For hundreds of years, sea beasts have surfaced to wreak havoc against humankind. In response, sailors known as 'hunters' venture outward on their ships to hunt the beasts across the ocean, the most famous and successful of these being the crew of the Inevitable; led by the legendary Captain Crow, his first mate Sarah Sharpe, and his adopted son Jacob Holland. The hunters are financially backed by the King and Queen of The Crown, who have established a distinguished society dubbed Three Bridges as a result of the hunters' success over the centuries. After being nearly killed during a hunt, Crow tells Jacob that he will make him captain once they kill a female sea beast known as the Red Bluster that took his eye decades earlier.

The crew returns to Three Bridges to collect payment for their latest catch, but are told by the King and Queen that they will soon be replaced by a naval vessel named Imperator, headed by Admiral Hornagold, the latter of whom feels the hunters are outdated and will carry on the hunting of sea beasts in their place. This angers Crow and Sarah and nearly results in their arrest before Jacob proposes that his crew be given one more chance to kill the Red Bluster to prove their worth. The King, Queen, and Hornagold accept, with the Crown declaring a contest between the crews of the Imperator and Inevitable and the winner being allowed to hunt the sea beasts in their name.

After they depart, the crew discovers that an orphan girl named Maisie Brumble has stowed away on the ship to join them, having been inspired to do so by her late parents.

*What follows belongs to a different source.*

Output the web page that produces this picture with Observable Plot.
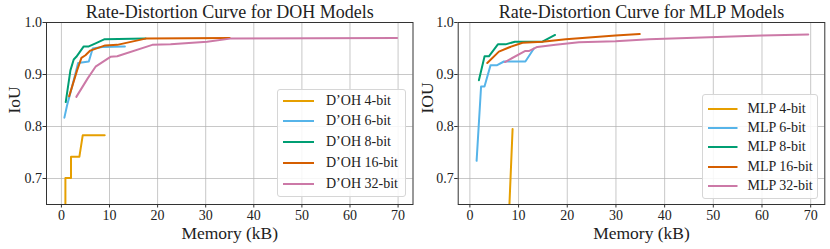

The Inevitable finds and attacks the Red Bluster. Against Crow's orders, Jacob hesitantly allows Maisie to cut a rope connecting the ship to the Bluster, which saves the crew, but lets the Bluster escape and throws Jacob and Maisie into the sea. Angered, Crow holds both of them at gunpoint and demands Jacob bring Maisie to him before the Bluster emerges from the depths and swallows Maisie and Jacob whole.

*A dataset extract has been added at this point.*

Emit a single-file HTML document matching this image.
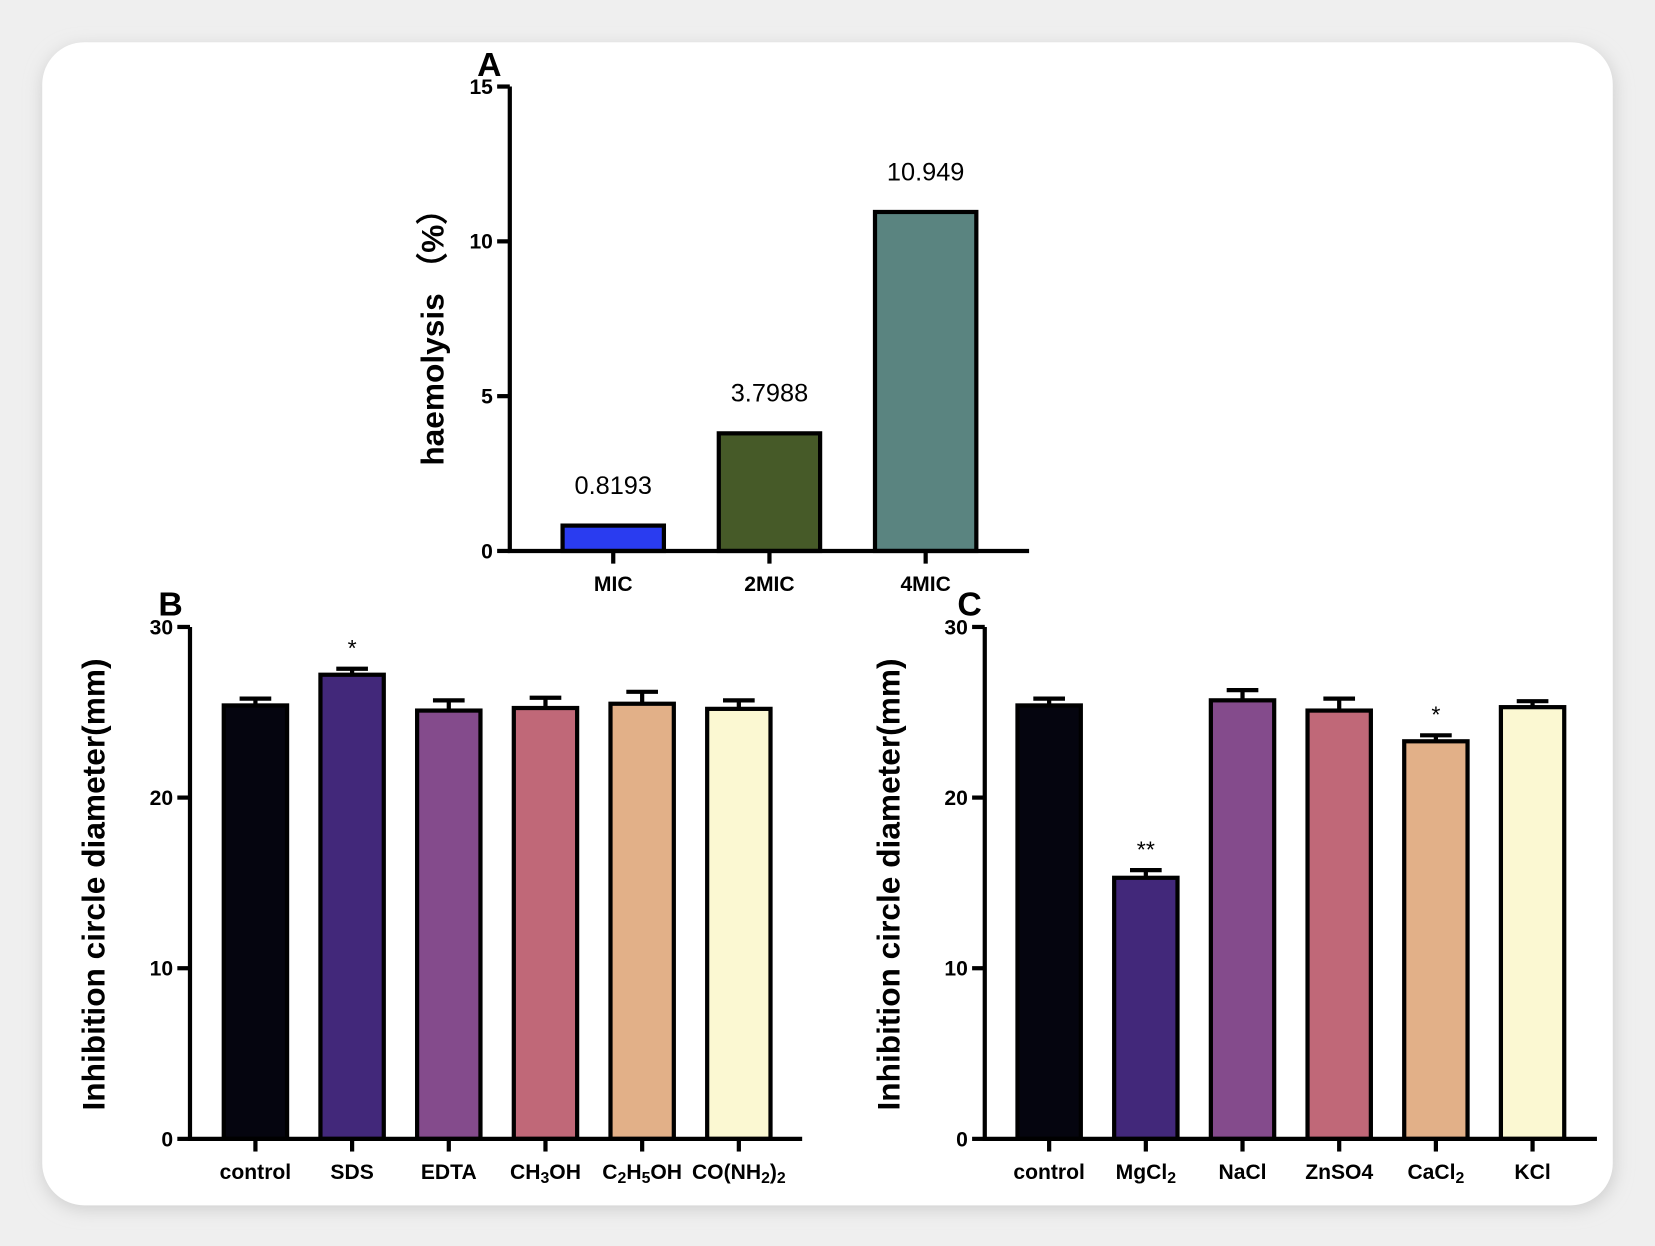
<!DOCTYPE html>
<html><head><meta charset="utf-8"><style>
html,body{margin:0;padding:0;background:#ececec;}
svg{display:block;}
text{font-family:"Liberation Sans",sans-serif;}
.tk{font-family:"Liberation Sans Narrow","Liberation Sans",sans-serif;font-weight:bold;font-size:20px;}
</style></head><body>
<svg id="fig" width="1655" height="1246" viewBox="0 0 1568 1180.5" xmlns="http://www.w3.org/2000/svg">
<defs><filter id="sh" x="-5%" y="-5%" width="110%" height="110%"><feGaussianBlur stdDeviation="8"/></filter></defs>
<rect x="0" y="0" width="1568" height="1181" fill="#efefef"/>
<rect x="40" y="44" width="1490" height="1102" rx="40" fill="#cfcfcf" filter="url(#sh)"/>
<rect x="40" y="40" width="1488" height="1102" rx="40" fill="#ffffff"/>
<g id="gA"></g>
<g id="gB"></g>
<g id="gC"></g>
</svg>
<script>
const aCats=["MIC","2MIC","4MIC"];
const aVals=[0.8193,3.7988,10.949];
const aLabels=["0.8193","3.7988","10.949"];
const aTicks=[0,5,10,15];
const bCats=["control","SDS","EDTA","CH_3OH","C_2H_5OH","CO(NH_2)_2"];
const bVals=[25.4,27.2,25.1,25.25,25.5,25.2];
const bErr=[0.4,0.35,0.6,0.6,0.7,0.5];
const bSig=["","*","","","",""];
const cCats=["control","MgCl_2","NaCl","ZnSO4","CaCl_2","KCl"];
const cVals=[25.4,15.3,25.7,25.1,23.3,25.3];
const cErr=[0.4,0.45,0.6,0.7,0.35,0.35];
const cSig=["","**","","","*",""];
const bcTicks=[0,10,20,30];
const NS="http://www.w3.org/2000/svg";
function mk(p,t,a){const e=document.createElementNS(NS,t);for(const k in a)e.setAttribute(k,a[k]);p.appendChild(e);return e;}
function labelHTML(s){return s.replace(/_(\d)/g,(m,d)=>'<tspan baseline-shift="-28%" font-size="15">'+d+'</tspan>');}
function chart(g,o){
  const y=v=>o.y0-(v-o.min)/(o.max-o.min)*(o.y0-o.yTop);
  const x=i=>o.x0+o.first+i*o.step;
  o.vals.forEach((v,i)=>{
    if(o.err){
      const t=y(v), e=y(v+o.err[i]);
      const l=mk(g,'line',{x1:x(i),x2:x(i),y1:t,y2:e,stroke:'#000','stroke-width':4});
      
      
      const c=mk(g,'line',{x1:x(i)-15,x2:x(i)+15,y1:e,y2:e,stroke:'#000','stroke-width':4});
      
      
    }
    const r=mk(g,'rect',{x:x(i)-o.bw/2,y:y(v),width:o.bw,height:o.y0-y(v),fill:o.colors[i],stroke:'#000','stroke-width':4});
    
    
    if(o.labels){const t=mk(g,'text',{x:x(i),y:y(v)-30,'text-anchor':'middle','font-size':24});t.textContent=o.labels[i];
      
      }
    if(o.sig&&o.sig[i]){const t=mk(g,'text',{x:x(i),y:y(v+o.err[i])-12,'text-anchor':'middle','font-size':22});t.textContent=o.sig[i];
      
      }
    const tk=mk(g,'line',{x1:x(i),x2:x(i),y1:o.y0,y2:o.y0+12,stroke:'#000','stroke-width':4});
    
    
    const tl=mk(g,'text',{x:x(i),y:o.y0+38,'text-anchor':'middle',class:'tk'});
    tl.innerHTML=labelHTML(o.cats[i]);
    
    
  });
  const ax=mk(g,'path',{d:`M${o.x0},${o.yTop}V${o.y0}H${o.xEnd}`,fill:'none',stroke:'#000','stroke-width':4});
  
  
  o.ticks.forEach(t=>{
    const l=mk(g,'line',{x1:o.x0-12,x2:o.x0,y1:y(t),y2:y(t),stroke:'#000','stroke-width':4});
    
    
    const tx=mk(g,'text',{x:o.x0-16,y:y(t)+7,'text-anchor':'end',class:'tk'});tx.textContent=t;
    
    
  });
  const yt=mk(g,'text',{x:0,y:0,transform:`translate(${o.ytx},${o.yty}) rotate(-90)`,'text-anchor':'middle','font-size':o.ytSize,'font-weight':'bold'});
  yt.textContent=o.ytitle;
  
  
  const pl=mk(g,'text',{x:o.px,y:o.py,'font-size':32,'font-weight':'bold'});
  pl.textContent=o.panel;
  
  
}
const pal=["#05050f","#42287a","#844b8c","#c06878","#e2b088","#fbf8d2"];
chart(document.getElementById('gA'),{cats:aCats,vals:aVals,labels:aLabels,ticks:aTicks,min:0,max:15,x0:483,xEnd:975,y0:522,yTop:82,first:98,step:148,bw:96,colors:["#2a3cf0","#465a28","#5a8480"],ytitle:"haemolysis （%）",ytx:420,yty:312,ytSize:30,panel:"A",px:452,py:72});
chart(document.getElementById('gB'),{cats:bCats,vals:bVals,err:bErr,sig:bSig,ticks:bcTicks,min:0,max:30,x0:180,xEnd:760,y0:1079,yTop:594,first:62,step:91.6,bw:60,colors:pal,ytitle:"Inhibition circle diameter(mm)",ytx:99,yty:838,ytSize:30,panel:"B",px:150,py:583});
chart(document.getElementById('gC'),{cats:cCats,vals:cVals,err:cErr,sig:cSig,ticks:bcTicks,min:0,max:30,x0:933,xEnd:1513,y0:1079,yTop:594,first:61,step:91.6,bw:60,colors:pal,ytitle:"Inhibition circle diameter(mm)",ytx:852,yty:838,ytSize:30,panel:"C",px:907,py:583});
</script>
</body></html>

The Bluster takes Jacob and Maisie to an isolated island populated by several other beasts. Maisie discovers that the Bluster is not malicious and befriends the beast, naming her Red, while also befriending a smaller beast named Blue. Maisie begins to believe that the monsters are really just misunderstood creatures, which Jacob initially denies. Jacob and Maisie convince Red to take them to Rum Pepper island, so they can secure a ship to return to Three Bridges.

Believing Jacob to be dead, Crow seeks out an elderly merchant named Gwen Batterbie, who gives Crow a poison-tipped harpoon powerful enough to kill Red. While on Red's back, Jacob and Maisie bond with the creature and each other, with Jacob growing to support Maisie's belief of the beasts being innocent. They reach Rum Pepper Island but discover that the Imperator and Hornagold are stationed there. Red attacks the vessel after being shot at by a crewmember, and inadvertently wounds Maisie in the scuffle. After destroying the Imperator, Jacob momentarily stops Red from killing Hornagold.

Red spots the Inevitable and attacks, but is shot with the poison-tipped harpoon and nearly dies, with Crow keeping her alive long enough to bring her to The Crown as a trophy. Maisie is nursed back to health but then imprisoned aboard the Inevitable as it arrives at Three Bridges with Red in tow. After Blue frees Maisie, she realizes the hatred of sea beasts is all propaganda created by the Crown to extend their rule.

Crow prepares to publicly execute Red before being stopped by Jacob. Crow and Jacob fight, while Maisie and Sarah, who begins to believe Maisie's worldview of the beasts, free Red from her binds. Maisie and Jacob convince Red to spare Crow, subsequently exposing The Crown for their deceptions. After witnessing the passive nature of the beasts, Crow and the rest of the kingdom renounce their beliefs. With Red and the other sea beasts left alone, Maisie, Blue, and Jacob begin their new lives together as a family.

Voice cast

Production
On November 5, 2018, Netflix announced that Chris Williams would write and direct a brand new animated film Jacob and the Sea Beast, based on his own original story. On November 7, 2020, the film was retitled to The Sea Beast.

Animation services were provided by Sony Pictures Imageworks in Vancouver.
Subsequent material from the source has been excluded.